MICHAEL-THOMAS FOUMAI
COMPOSER
HSO 2022-2023 Back to Black Gala Speech
MICHAEL-THOMAS FOUMAI
HSO Director of Artistic Engagement
Composer in Residence
October 15, 2022
Halekulani Ballroom
Aloha and Good Evening,
I'm here to talk about music and our symphony in the community. Music can change the world.
Let me show you how. I have a gong [Foumai lift's gong]. When I strike it, it will vibrate. [Gong is struck]
Did we hear that? We heard it because the vibrations it creates have traveled through the air at the speed of sound, vibrating air molecules, creating a wave-like chain reaction that has touched all of you. It vibrates the tiny hairs in your inner ear, thereby sending electrical signals to your brain, which turns this electricity into sound. It is a beautiful, instant, analog system of communication. Our world is built on communication; the propagation of our species depends on relationships forged by communication.
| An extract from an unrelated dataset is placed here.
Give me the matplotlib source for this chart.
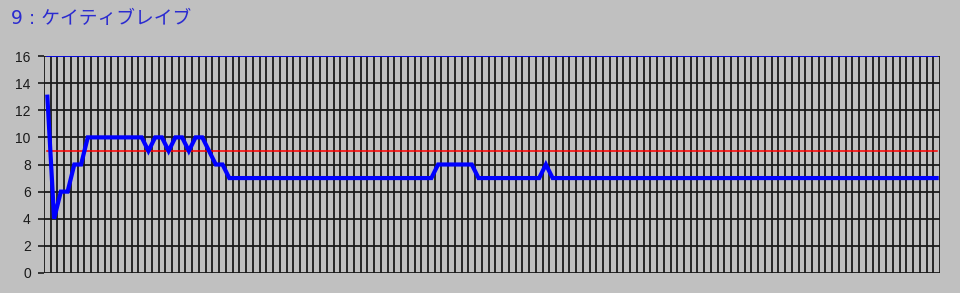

Music is the ultimate mechanism that can communicate something as vast as our universe to something as intimate as one's desire to be home. All without words, without language barriers—instantly.
This was just a gong that may have communicated, "dinner is served." Imagine what message the 64 musicians of our Hawai'i Symphony Orchestra can amplify to our community and the world in their unified sound.
Last week, we heard Maestro Dane Lam conduct Dvorak's New Word Symphony, music 129 years old tonight. Is there anyone 129 years old in this room? None? This music is our direct link to the past and reminds us that our nation was and still should be one of inclusion.
In Dai-Keong Lee's First Symphony, music of a Hawaii-born composer rediscovered, we know there are stories to be told from our islands, and we are the voice to tell them. In his music, we experienced the horrors, sorrows, triumphs, and loss that come with global war, all from the safety of our symphony orchestra, a perspective we should remember when we are faced with war today.
Our principal timpanist, Brad Davis, stole the show with music drawing upon the many cultures found in our nation. A celebration in much the way Dvorak saw his "New World" in the 1890s. Some things never change, but some things do, and we must change with it.
As a species, our appetite to consume our natural resources is quickly changing our world. Scientific consensus projects at the end of the century, we will have a global temperature rise that is either dangerous or catastrophic. There's not much choice there. But we have a choice now to send a message in the most powerful form of music through the ultimate storyteller of our symphony, to our kūpuna, to our keiki, to our ʻohana, that we can change the world for a better future.
Our symphony is a connector, and we see it in the partnerships in this room tonight.
We are telling the stories of our home–the stories of you and me, we are learning from our kūpuna in the music of the repertoire, and we are creating a space to listen together as one so that we may communicate with each other on pathways future-forward.